Sul piano umanistico, l’accostamento uomo-animale è quanto di più mostruoso possa essere concepito e, difatti, Bataille ce l’ha con tutti i sistemi, prima di tutto con l’umanesimo[11]. La ragione è quella di sempre: i sistemi vivono di strutture e gerarchie e, in questo modo, emarginano ogni “altra” possibilità. Anzi, condannano il regime stesso del possibile. Lo spiega a suo modo Paul Valéry, che in un saggio del 1936 dedicato a Degas, scrive:

Pensavo talvolta all’informe. Ci sono cose, macchie, masse, contorni, volumi, che non hanno, in qualche modo, che un’esistenza di fatto: non sono che percepite da noi, ma non conosciute; non possiamo ridurle a una legge unica, dedurre il loro tutto dall’analisi di una delle loro parti, ricostruirle con operazioni logiche […]. Dire che sono cose informi, significa, non che non hanno affatto forme, ma che le loro forme non trovano in noi nulla che permetta di rimpiazzarle con un atto di definizione o riconoscimento sicuro. E, effettivamente, le forme informi non lasciano altro ricordo se non quello di una possibilità[12].

 


[1] D. Hollier, La prise de la Concorde, Gallimard, Paris 1974, p. 62.

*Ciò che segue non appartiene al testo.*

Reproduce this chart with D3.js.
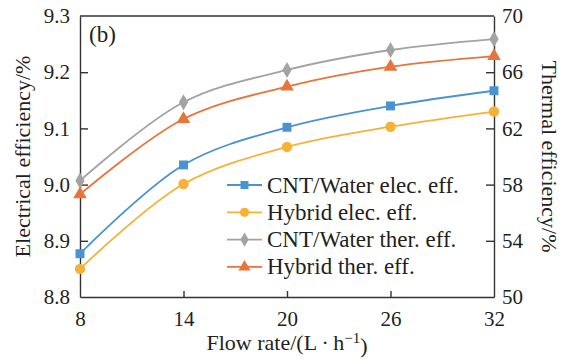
<!DOCTYPE html>
<html>
<head>
<meta charset="utf-8">
<script src="https://cdn.jsdelivr.net/npm/d3@7"></script>
<style>
  body { margin: 0; background: #fff; }
  svg text { font-family: "Liberation Serif", "Times New Roman", Times, serif; fill: #231f20; }
</style>
</head>
<body>
<div id="chart"></div>
<script>
// data
const flowRates = [8, 14, 20, 26, 32];
const cntElec = [8.877, 9.035, 9.102, 9.140, 9.167];
const hybridElec = [8.850, 9.001, 9.067, 9.103, 9.130];
const cntTher = [58.28, 63.86, 66.16, 67.58, 68.36];
const hybridTher = [57.30, 62.67, 64.97, 66.39, 67.15];
const leftTicks = [8.8, 8.9, 9.0, 9.1, 9.2, 9.3];
const rightTicks = [50, 54, 58, 62, 66, 70];

const series = [
  { name: "CNT/Water elec. eff.", values: cntElec, axis: "left", color: "#4a93d0", symbol: "square" },
  { name: "Hybrid elec. eff.", values: hybridElec, axis: "left", color: "#f6b237", symbol: "circle" },
  { name: "CNT/Water ther. eff.", values: cntTher, axis: "right", color: "#a3a3a3", symbol: "diamond" },
  { name: "Hybrid ther. eff.", values: hybridTher, axis: "right", color: "#e8743b", symbol: "triangle" }
];

const width = 565, height = 361;
const margin = { top: 16, right: 71, bottom: 64, left: 80 };
const w = width - margin.left - margin.right;
const h = height - margin.top - margin.bottom;

const svg = d3.select("#chart").append("svg")
  .attr("width", width)
  .attr("height", height);

const g = svg.append("g")
  .attr("transform", `translate(${margin.left},${margin.top})`);

const x = d3.scaleLinear().domain([8, 32]).range([0, w]);
const yL = d3.scaleLinear().domain([8.8, 9.3]).range([h, 0]);
const yR = d3.scaleLinear().domain([50, 70]).range([h, 0]);

const axisColor = "#333";

// axes
const xAxis = g.append("g")
  .attr("transform", `translate(0,${h})`)
  .call(d3.axisBottom(x).tickValues(flowRates).tickSizeInner(-6).tickSizeOuter(0).tickPadding(14));

const leftAxis = g.append("g")
  .call(d3.axisLeft(yL).tickValues(leftTicks).tickFormat(d3.format(".1f")).tickSizeInner(-8).tickSizeOuter(0).tickPadding(10));

const rightAxis = g.append("g")
  .attr("transform", `translate(${w},0)`)
  .call(d3.axisRight(yR).tickValues(rightTicks).tickSizeInner(-8).tickSizeOuter(0).tickPadding(8));

[xAxis, leftAxis, rightAxis].forEach(a => {
  a.attr("font-family", null).attr("font-size", null);
  a.select(".domain").attr("stroke", axisColor).attr("stroke-width", 1.4);
  a.selectAll(".tick line").attr("stroke", axisColor).attr("stroke-width", 1.4);
  a.selectAll(".tick text")
    .attr("fill", "#231f20")
    .style("font-size", "21px");
});
// no tick marks at the axis ends
xAxis.selectAll(".tick line").filter(d => d === 8 || d === 32).remove();
leftAxis.selectAll(".tick line").filter(d => d === 8.8 || d === 9.3).remove();
rightAxis.selectAll(".tick line").filter(d => d === 50 || d === 70).remove();

// top border
g.append("line")
  .attr("x1", 0).attr("x2", w)
  .attr("y1", 0).attr("y2", 0)
  .attr("stroke", axisColor)
  .attr("stroke-width", 1.4);

// lines
const symbolType = {
  square: d3.symbolSquare,
  circle: d3.symbolCircle,
  diamond: d3.symbolDiamond,
  triangle: d3.symbolTriangle
};
const symbolSize = { square: 80, circle: 85, diamond: 75, triangle: 80 };

series.forEach(s => {
  const y = s.axis === "left" ? yL : yR;
  const line = d3.line()
    .x((d, i) => x(flowRates[i]))
    .y(d => y(d))
    .curve(d3.curveCatmullRom.alpha(0.5));

  g.append("path")
    .datum(s.values)
    .attr("fill", "none")
    .attr("stroke", s.color)
    .attr("stroke-width", 1.8)
    .attr("d", line);

  g.selectAll(null)
    .data(s.values)
    .enter()
    .append("path")
    .attr("transform", (d, i) => `translate(${x(flowRates[i])},${y(d)})`)
    .attr("d", d3.symbol(symbolType[s.symbol], symbolSize[s.symbol]))
    .attr("fill", s.color);
});

// panel label
g.append("text")
  .attr("x", 9)
  .attr("y", 26)
  .style("font-size", "23px")
  .text("(b)");

// legend
const legend = g.append("g")
  .attr("transform", `translate(${227 - margin.left},${185 - margin.top})`);

series.forEach((s, i) => {
  const row = legend.append("g").attr("transform", `translate(0,${i * 27.3})`);
  row.append("line")
    .attr("x1", 0).attr("x2", 35)
    .attr("stroke", s.color)
    .attr("stroke-width", 1.8);
  row.append("path")
    .attr("transform", "translate(17.5,0)")
    .attr("d", d3.symbol(symbolType[s.symbol], symbolSize[s.symbol] * 0.8))
    .attr("fill", s.color);
  row.append("text")
    .attr("x", 40)
    .attr("dy", "0.33em")
    .style("font-size", "23px")
    .text(s.name);
});

// axis titles
svg.append("text")
  .attr("transform", `translate(30,${margin.top + h / 2}) rotate(-90)`)
  .attr("text-anchor", "middle")
  .style("font-size", "22px")
  .text("Electrical efficiency/%");

svg.append("text")
  .attr("transform", `translate(542,${margin.top + h / 2}) rotate(90)`)
  .attr("text-anchor", "middle")
  .style("font-size", "22px")
  .text("Thermal efficiency/%");

const xt = svg.append("text")
  .attr("x", margin.left + w / 2)
  .attr("y", 350)
  .attr("text-anchor", "middle")
  .style("font-size", "22px");
xt.append("tspan").text("Flow rate/(L\u2009\u00b7\u2009h");
xt.append("tspan").attr("dy", "-0.45em").style("font-size", "15px").text("\u22121");
xt.append("tspan").attr("dy", "0.45em").text(")");
</script>
</body>
</html>
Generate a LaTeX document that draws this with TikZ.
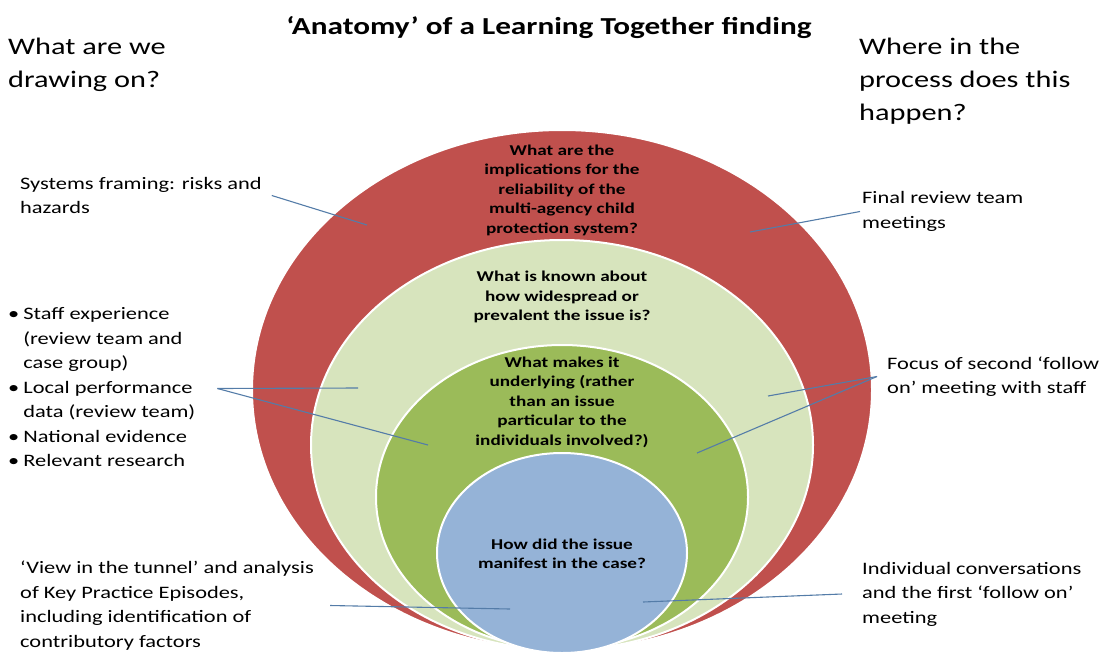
\documentclass[tikz,border=0pt]{standalone}
\usepackage{fontspec}
\setmainfont{Carlito}[FakeStretch=1.28]
\usetikzlibrary{shapes.geometric,positioning}
\definecolor{ringred}{RGB}{192,80,77}
\definecolor{ringpale}{RGB}{215,228,189}
\definecolor{ringgreen}{RGB}{155,187,89}
\definecolor{ringblue}{RGB}{149,179,215}
\definecolor{leader}{RGB}{84,124,168}

\begin{document}
\begin{tikzpicture}[x=1pt,y=-1pt,
      ring/.style={ellipse, draw=white, line width=2pt, inner sep=0pt},
      quest/.style={font=\bfseries\fontsize{15}{19.5}\selectfont, align=center, inner sep=0pt},
      head/.style={font=\fontsize{23.7}{33}\selectfont, align=left, inner sep=2pt},
      lbl/.style={font=\fontsize{17.5}{24.5}\selectfont, align=left, inner sep=2pt},
      arr/.style={leader, line width=1.1pt}
    ]
    \useasboundingbox (0,0) rectangle (1099,653);
    % nested rings
    \node[ring, fill=ringred, minimum width=620pt, minimum height=520pt] (sys) at (562,390) {};
    \node[ring, fill=ringpale, minimum width=502pt, minimum height=410pt] (prev) at (562,445) {};
    \node[ring, fill=ringgreen, minimum width=372pt, minimum height=304pt] (under) at (562,497) {};
    \node[ring, fill=ringblue, minimum width=250pt, minimum height=200pt] (case) at (562,553) {};
    % questions
    \node[quest] (qsys) at (562,190) {What are the\\implications for the\\reliability of the\\multi-agency child\\protection system?};
    \node[quest] (qprev) at (562,297) {What is known about\\how widespread or\\prevalent the issue is?};
    \node[quest] (qunder) at (562,402) {What makes it\\underlying (rather\\than an issue\\particular to the\\individuals involved?)};
    \node[quest] (qcase) at (562,554) {How did the issue\\manifest in the case?};
    % headings
    \node[font=\bfseries\fontsize{24.4}{28}\selectfont] (title) at (549,28) {‘Anatomy’ of a Learning Together finding};
    \node[head, anchor=west] (hleft) at (6,64.5) {What are we\\drawing on?};
    \node[head, anchor=west] (hright) at (857,81) {Where in the\\process does this\\happen?};
    % left labels
    \node[lbl, anchor=west] (frame) at (18,195.5) {Systems framing: risks and\\hazards};
    \node[lbl, anchor=west] (evid) at (6,388.5) {%
      \begin{tabular}{@{}l@{\hspace{4pt}}l@{}}
        \textbullet & Staff experience\\
                    & (review team and\\
                    & case group)\\
        \textbullet & Local performance\\
                    & data (review team)\\
        \textbullet & National evidence\\
        \textbullet & Relevant research
      \end{tabular}};
    \node[lbl, anchor=west] (tunnel) at (18,605.5) {‘View in the tunnel’ and analysis\\of Key Practice Episodes,\\including identification of\\contributory factors};
    % right labels
    \node[lbl, anchor=west] (final) at (860,211.5) {Final review team\\meetings};
    \node[lbl, anchor=west] (focus) at (885,376.5) {Focus of second ‘follow\\on’ meeting with staff};
    \node[lbl, anchor=west] (indiv) at (860,594) {Individual conversations\\and the first ‘follow on’\\meeting};
    % leader ends inside the rings
    \coordinate (psys) at (367,225);
    \coordinate (psysr) at (750,232);
    \coordinate (pprev) at (358,388);
    \coordinate (punder) at (428,445);
    \coordinate (pprevr) at (768,396);
    \coordinate (punderr) at (697,453);
    \coordinate (pcase) at (510,609);
    \coordinate (pcaser) at (643,602);
    % leaders
    \draw[arr] ([xshift=8pt]frame.east) -- (psys);
    \draw[arr] (final.west) -- (psysr);
    \draw[arr] ([xshift=20pt]evid.east) -- (pprev);
    \draw[arr] ([xshift=20pt]evid.east) -- (punder);
    \draw[arr] ([xshift=-8pt]focus.west) -- (pprevr);
    \draw[arr] ([xshift=-8pt]focus.west) -- (punderr);
    \draw[arr] ([xshift=14pt]tunnel.east) -- (pcase);
    \draw[arr] ([xshift=-18pt]indiv.west) -- (pcaser);
  \end{tikzpicture}
\end{document}
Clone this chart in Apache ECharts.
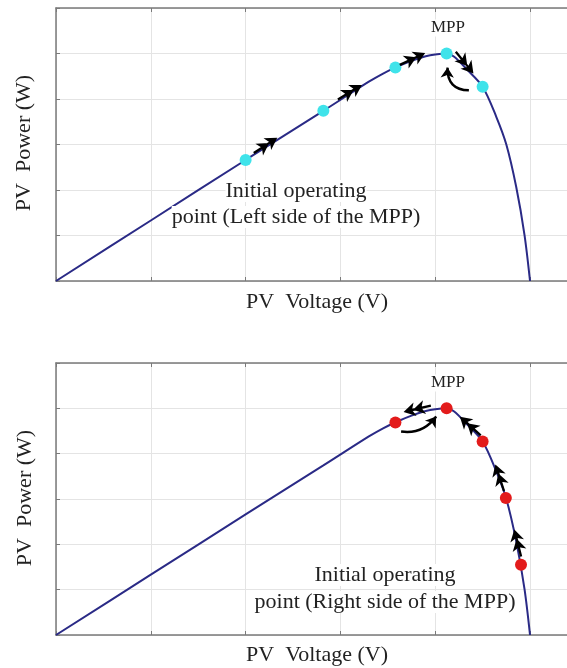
<!DOCTYPE html>
<html><head><meta charset="utf-8">
<script src="https://cdn.jsdelivr.net/npm/echarts@6/dist/echarts.min.js"></script>
<style>html,body{margin:0;padding:0;background:#fff}#c{width:567px;height:668px}</style>
</head><body><div id="c"></div>
<script>
const voltage = [0, 1, 2, 2.82, 3.3, 3.45, 3.6, 3.75, 3.9, 4.0, 4.12, 4.2, 4.33, 4.5, 4.643, 4.75, 4.854, 4.942, 5.0];
const power   = [0, 1.33, 2.66, 3.74, 4.38, 4.56, 4.71, 4.84, 4.94, 4.98, 5.0, 4.93, 4.66, 4.27, 3.615, 3.0, 2.07, 1.01, 0];
// operating points
const leftPoints  = [[2.0, 2.66], [2.82, 3.74], [3.58, 4.69], [4.12, 5.0], [4.5, 4.27]];
const rightPoints = [[3.58, 4.69], [4.12, 5.0], [4.5, 4.27], [4.745, 3.02], [4.905, 1.55]];
// double-chevron arrows: [x, y, rotation deg]
const leftArrows  = [[2.21, 2.98, -57], [3.1, 4.15, -59], [3.76, 4.88, -65], [4.31, 4.8, -141]];
const rightArrows = [[3.81, 4.99, 103], [4.37, 4.61, 48], [4.68, 3.47, 18], [4.87, 2.03, 14]];
// curved return arrows
const leftReturn  = [[4.355, 4.19], [4.13, 4.69]];
const rightReturn = [[3.64, 4.49], [4.01, 4.82]];
const labelsTop = ['MPP', 'Initial operating', 'point (Left side of the MPP)'];
const labelsBottom = ['MPP', 'Initial operating', 'point (Right side of the MPP)'];
const xTitle = 'PV  Voltage (V)';
const yTitle = 'PV  Power (W)';

const chart = echarts.init(document.getElementById('c'));
const FONT = '"Liberation Serif", "DejaVu Serif", serif';
const axisCol = '#7a7a7a';
const chevron = 'path://M6 0 L12 11 L6 8 L0 11 Z M6 9 L12 20 L6 17 L0 20 Z M5 7 L7 7 L7 26 L5 26 Z';

function xAx(g, pos) {
  return {
    type: 'value', gridIndex: g, position: pos, min: 0, max: 5.39, interval: 1,
    axisLine: { show: true, onZero: false, lineStyle: { color: axisCol, width: 1.5 } },
    axisTick: { show: true, inside: true, length: 4, lineStyle: { color: axisCol } },
    axisLabel: { show: false },
    splitLine: { show: pos === 'bottom', lineStyle: { color: '#e4e4e4', width: 1 } }
  };
}
function yAx(g) {
  return {
    type: 'value', gridIndex: g, min: 0, max: 6, interval: 1,
    axisLine: { show: true, onZero: false, lineStyle: { color: axisCol, width: 1.5 } },
    axisTick: { show: true, inside: true, length: 4, lineStyle: { color: axisCol } },
    axisLabel: { show: false },
    splitLine: { show: true, lineStyle: { color: '#e4e4e4', width: 1 } }
  };
}
const curve = voltage.map((v, i) => [v, power[i]]);
function panelSeries(g, pts, ptColor, arrows, ret, curv) {
  return [
    { type: 'line', xAxisIndex: g * 2, yAxisIndex: g, data: curve, smooth: 0.3,
      showSymbol: false, lineStyle: { color: '#2a2a86', width: 2 }, z: 2, silent: true },
    { type: 'scatter', xAxisIndex: g * 2, yAxisIndex: g, data: pts, symbolSize: 12,
      itemStyle: { color: ptColor, opacity: 1 }, z: 4 },
    { type: 'scatter', xAxisIndex: g * 2, yAxisIndex: g,
      data: arrows.map(a => ({ value: [a[0], a[1]], symbolRotate: a[2] })),
      symbol: chevron, symbolSize: [14, 28],
      itemStyle: { color: '#000', opacity: 1 }, z: 5 },
    { type: 'lines', coordinateSystem: 'cartesian2d', xAxisIndex: g * 2, yAxisIndex: g,
      data: [{ coords: ret }], symbol: ['none', 'arrow'], symbolSize: 10,
      lineStyle: { color: '#000', width: 2.5, curveness: curv, opacity: 1 }, z: 5 }
  ];
}
function txt(x, y, s, size, rot, bg) {
  return { type: 'text', x: x, y: y, rotation: rot || 0, z: 10,
    style: { text: s, font: size + 'px ' + FONT, fill: '#222', align: 'center', verticalAlign: 'middle',
      backgroundColor: bg ? '#fff' : 'transparent' } };
}
chart.setOption({
  animation: false,
  grid: [
    { left: 56, top: 8, width: 511, height: 273 },
    { left: 56, top: 363, width: 511, height: 272 }
  ],
  xAxis: [xAx(0, 'bottom'), xAx(0, 'top'), xAx(1, 'bottom'), xAx(1, 'top')],
  yAxis: [yAx(0), yAx(1)],
  series: [
    ...panelSeries(0, leftPoints, '#3fe3ea', leftArrows, leftReturn, 0.5),
    ...panelSeries(1, rightPoints, '#e31b1b', rightArrows, rightReturn, -0.3)
  ],
  graphic: [
    txt(448, 28, labelsTop[0], 17, 0, true),
    txt(296, 191, labelsTop[1], 22, 0, true),
    txt(296, 217, labelsTop[2], 22, 0, true),
    txt(317, 302, xTitle, 22),
    txt(24, 143, yTitle, 22, Math.PI / 2),
    txt(448, 383, labelsBottom[0], 17, 0, true),
    txt(385, 575, labelsBottom[1], 22, 0, true),
    txt(385, 602, labelsBottom[2], 22, 0, true),
    txt(317, 655, xTitle, 22),
    txt(25, 498, yTitle, 22, Math.PI / 2)
  ]
});
</script></body></html>
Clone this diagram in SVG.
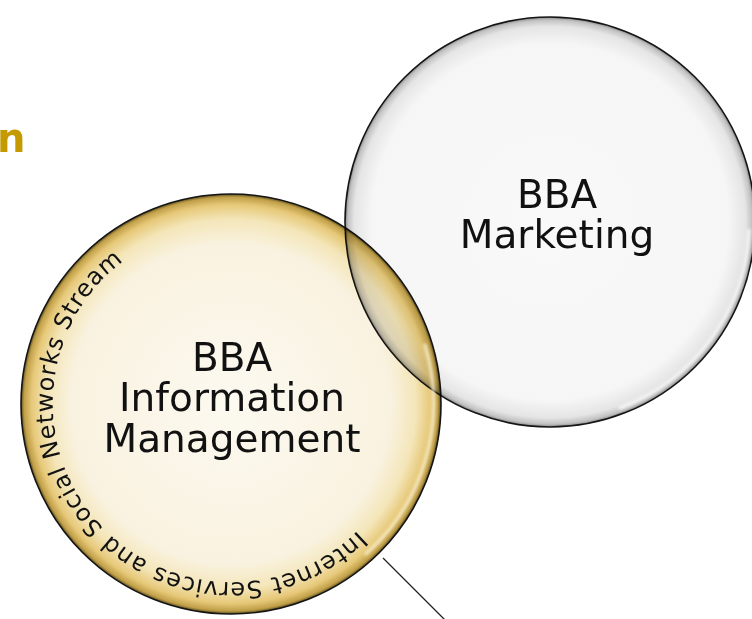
<svg xmlns="http://www.w3.org/2000/svg" width="752" height="619" viewBox="0 0 752 619">
<style>
.lbl{font-family:"DejaVu Sans","Liberation Sans",sans-serif;font-size:39px;fill:#111;text-anchor:middle}
.arc{font-family:"DejaVu Sans","Liberation Sans",sans-serif;font-size:24px;fill:#111;letter-spacing:0.8px}
.title{font-family:"DejaVu Sans","Liberation Sans",sans-serif;font-weight:bold;font-size:40px;fill:#C49A00}
.conn{stroke:#222;stroke-width:1.3;fill:none}
.rim{stroke:#151515;stroke-width:1.6}
.hl{fill:none;stroke-linecap:round;filter:url(#soft)}
</style>
<defs>
<filter id="soft" x="-20%" y="-20%" width="140%" height="140%"><feGaussianBlur stdDeviation="1.6"/></filter>
<radialGradient id="gIM" cx="0.5" cy="0.5" r="0.5">
<stop offset="0" stop-color="#FCF9F0"/>
<stop offset="0.76" stop-color="#F9F2E0"/>
<stop offset="0.88" stop-color="#F4E6B9"/>
<stop offset="0.95" stop-color="#E6C878"/>
<stop offset="0.985" stop-color="#C09F48"/>
<stop offset="1" stop-color="#5E4F20"/>
</radialGradient>
<radialGradient id="gMk" cx="0.5" cy="0.5" r="0.5">
<stop offset="0" stop-color="#F9F9F9"/>
<stop offset="0.87" stop-color="#F6F6F6"/>
<stop offset="0.955" stop-color="#E5E5E5"/>
<stop offset="0.985" stop-color="#C2C2C2"/>
<stop offset="1" stop-color="#888888"/>
</radialGradient>
<path id="arcPath" d="M 357.57 530.57 A 179 179 0 0 1 104.43 277.43 A 179 179 0 0 1 357.57 530.57"/>
</defs>
<rect width="752" height="619" fill="#FFFFFF"/>
<g id="title">
<text class="title" x="-3" y="152">n</text>
</g>
<g id="connectors">
<line class="conn" x1="383" y1="558" x2="445" y2="620"/>
</g>
<g id="node-marketing">
<circle class="rim" cx="550" cy="222" r="205" fill="url(#gMk)"/>
<path class="hl" d="M 749 230 A 199 199 0 0 1 620 408" stroke="#FFFFFF" stroke-width="3" opacity="0.9"/>
<text class="lbl" x="557" y="208">BBA</text>
<text class="lbl" x="557" y="248">Marketing</text>
</g>
<g id="node-im">
<circle class="rim" cx="231" cy="404" r="210" fill="url(#gIM)" style="mix-blend-mode:multiply"/>
<path class="hl" d="M 425 345 A 202 202 0 0 1 366 554" stroke="#FFF8DE" stroke-width="3" opacity="0.85"/>
<text class="lbl" x="232" y="371">BBA</text>
<text class="lbl" x="232" y="411">Information</text>
<text class="lbl" x="232" y="452">Management</text>
<text class="arc"><textPath href="#arcPath">Internet Services and Social Networks Stream</textPath></text>
</g>
</svg>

[2] G. Bataille, Informe, in Documents, tr. it. Dedalo, Bari 1974, p. 165.

[3] Id., Materialismo, ibid., p. 170.

[4] M. Leiris, De Bataille l’impossible à l’impossible Documents, in «Critique, Hommage à Georges Bataille», 195-196, 1963, p. 686.

[5] C. Alemani, L'informe: un percorso tra le pagine di Documents, in «Itinera», 2002 (www.filosofia.unimi.it/itinera).

[6] G. Bataille, Gli scarti della natura, in Documents, cit., p. 108.

[7] Ibid.

[8] Ibid.

[9] R. Krauss e Y-A. Bois, Oggetto parziale, in L’informe, a cura di E. Grazioli, Bruno Mondadori, Milano 2003, p. 153.

[10] Y.-A. Bois, Introduzione. Il valore d’uso dell’informe, ibid., p. 15.

[11] Cfr. ibid., p. 6.

[12] P. Valéry, Del suolo e dell’informe, in Degas Danse Dessin, cit. in C. Alemani, op. cit.